The eco-cultural habitat section addresses the questions of societal attitudes and scientific studies that focus on similar ecological issues as described in works of literature. Comparison of the novels, as already stated, illustrate an evolution of ideas from human-centered and dominated attitudes present in Moby Dick to biocentric, nature integrated ideas in Life of Pi. Recent scientific studies support the conclusion that the integration of humans with the Earth’s ecosystem present benefits to the species and the natural world. Istomin and Dwyer’s 2010 study on reindeer herding pastoralism explores the concept of dynamic mutual adaptation. Dynamic mutual adaptation allows for the survival of the nomadic herder and the reindeer by creating a symbiotic relationship, which modifies the behavior of each group for the mutual benefit of both. The dynamic mutual adaptive behavior described by Istomin and Dwyer corresponds with Martel’s description of the relationship formed by Pi and Richard Parker allowing for their survival at sea.

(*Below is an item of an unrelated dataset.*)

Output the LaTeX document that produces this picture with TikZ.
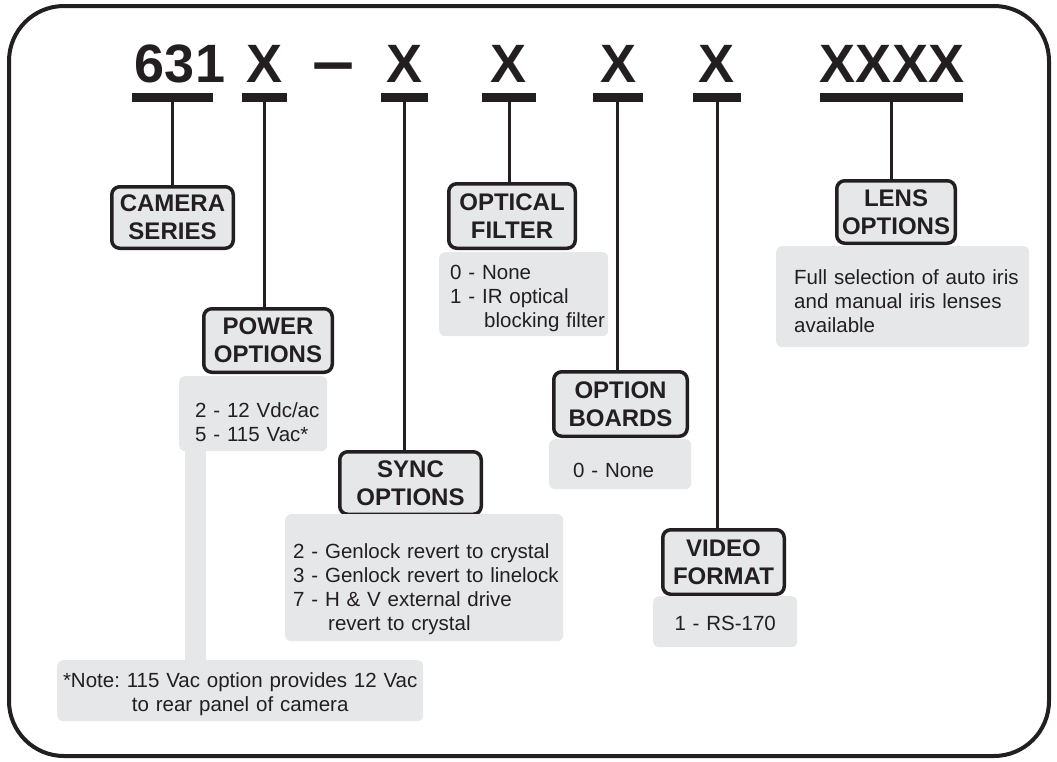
\documentclass[tikz,border=0pt]{standalone}
\usepackage{fontspec}
\setmainfont{Liberation Sans}
\usetikzlibrary{positioning}
\definecolor{inkGray}{HTML}{231F20}
\definecolor{boxGray}{HTML}{E6E7E8}
\newcommand{\padtop}[1]{\rule{0pt}{#1pt}}
\newcommand{\padbot}[1]{\rule[-#1pt]{0pt}{#1pt}\par}
\begin{document}
\begin{tikzpicture}[
            x=1pt, y=-1pt,
            codeTxt/.style={font=\fontsize{54}{60}\selectfont\bfseries, text=inkGray,
            inner sep=0pt, anchor=base},
            codeBar/.style={rectangle, fill=inkGray, minimum height=8.5pt, inner sep=0pt},
            lblBox/.style={rectangle, draw=inkGray, fill=boxGray, line width=3.5pt,
            rounded corners=8pt, inner sep=0pt, align=center, text=inkGray,
            font=\fontsize{24}{28}\selectfont\bfseries},
            descBox/.style={rectangle, fill=boxGray, rounded corners=6pt, anchor=north west,
            inner xsep=4pt, inner ysep=0pt, align=left, text=inkGray,
            font=\fontsize{20.5}{24}\selectfont\frenchspacing},
            link/.style={draw=inkGray, line width=3pt},
            noteLink/.style={draw=boxGray, line width=21pt},
        ]
        \useasboundingbox (0,0) rectangle (1057,761);
        \draw[inkGray, line width=4pt, rounded corners=55pt] (9,6) rectangle (1049,756);
        % part number
        \node[codeTxt] (c631)  at (180,82)   {631};
        \node[codeTxt] (cX1)   at (264.5,82) {X};
        \node[codeTxt] (cDash) at (334,83)   {\scalebox{1.4}[1.2]{\textendash}};
        \node[codeTxt] (cX2)   at (404.5,82) {X};
        \node[codeTxt] (cX3)   at (509,82)   {X};
        \node[codeTxt] (cX4)   at (618.5,82) {X};
        \node[codeTxt] (cX5)   at (716.5,82) {X};
        \node[codeTxt] (cLens) at (892,82)   {XXXX};
        \node[codeBar, minimum width=81pt]  (bar631)  at (172.5,97.5) {};
        \node[codeBar, minimum width=45pt]  (barX1)   at (264.5,97.5) {};
        \node[codeBar, minimum width=47pt]  (barX2)   at (404,97.5)   {};
        \node[codeBar, minimum width=54pt]  (barX3)   at (509,97.5)   {};
        \node[codeBar, minimum width=50pt]  (barX4)   at (617.5,97.5) {};
        \node[codeBar, minimum width=48pt]  (barX5)   at (717,97.5)   {};
        \node[codeBar, minimum width=143pt] (barLens) at (891,97.5)   {};
        % labels
            \path (bar631) ++(0,120) node[lblBox, minimum width=121.5pt, minimum height=61.5pt] (camLbl) {CAMERA\\SERIES};
            \path (barX1) ++(3.5,243) node[lblBox, minimum width=128.5pt, minimum height=63.5pt] (pwrLbl) {POWER\\OPTIONS};
            \path (barX2) ++(6.5,385.5) node[lblBox, minimum width=141.5pt, minimum height=62.5pt] (syncLbl) {SYNC\\OPTIONS};
            \path (barX3) ++(3,118.5) node[lblBox, minimum width=126.5pt, minimum height=64.5pt] (optLbl) {OPTICAL\\FILTER};
            \path (barX4) ++(3,306.5) node[lblBox, minimum width=133.5pt, minimum height=64.5pt] (brdLbl) {OPTION\\BOARDS};
            \path (barX5) ++(6.5,464.5) node[lblBox, minimum width=121.5pt, minimum height=64.5pt] (vidLbl) {VIDEO\\FORMAT};
            \path (barLens) ++(5,114.5) node[lblBox, minimum width=118.5pt, minimum height=62.5pt] (lensLbl) {LENS\\OPTIONS};
        \draw[link] (bar631.south) -- (bar631.south |- camLbl.north);
        \draw[link] (barX1.south) -- (barX1.south |- pwrLbl.north);
        \draw[link] (barX2.south) -- (barX2.south |- syncLbl.north);
        \draw[link] (barX3.south) -- (barX3.south |- optLbl.north);
        \draw[link] (barX4.south) -- (barX4.south |- brdLbl.north);
        \draw[link] (barX5.south) -- (barX5.south |- vidLbl.north);
        \draw[link] (barLens.south) -- (barLens.south |- lensLbl.north);
        % option lists
        \node[descBox, text width=163pt, inner xsep=3pt] (optDesc) at (439,252)
            {\leftskip=8pt\relax\padtop{27}0 - None\\1 - IR optical\\\hspace*{34pt}blocking filter\padbot{9}};
        \node[descBox, text width=140pt] (pwrDesc) at (179,376)
            {\leftskip=12pt\relax\padtop{41}2 - 12 Vdc/ac\\5 - 115 Vac*\padbot{10}};
        \node[descBox, text width=270pt] (syncDesc) at (285,514)
            {\leftskip=4pt\relax\padtop{44}2 - Genlock revert to crystal\\3 - Genlock revert to linelock\\7 - H \& V external drive\\\hspace*{35pt}revert to crystal\padbot{11}};
        \node[descBox, text width=134pt] (brdDesc) at (549,439)
            {\leftskip=20pt\relax\padtop{38}0 - None\padbot{12}};
        \node[descBox, text width=136pt, align=center] (vidDesc) at (653,596)
            {\padtop{34}1 - RS-170\padbot{17}};
        \node[descBox, text width=245pt] (lensDesc) at (776,246)
            {\leftskip=14pt\relax\padtop{38}Full selection of auto iris\\and manual iris lenses\\available\padbot{15}};
        \node[descBox, text width=358pt, align=center] (noteDesc) at (57,660)
            {\padtop{27}*Note: 115 Vac option provides 12 Vac\\to rear panel of camera\padbot{10}};
        \draw[noteLink] ([xshift=16.5pt]pwrDesc.south west) coordinate (noteTap) -- (noteTap |- noteDesc.north);
    \end{tikzpicture}
\end{document}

The evolution of societal attitudes towards the natural environment is illustrated through the comparison of these four works. Though not specifically written in the genre of nature writing, the authors captured the attitudes of environmentalism present in their society. Application of the ecocritical model reveals the “ecological problems” of society, rendering a description and uncovering of the societal attitudes that will either solve the problems or cause a further rift with the natural environment.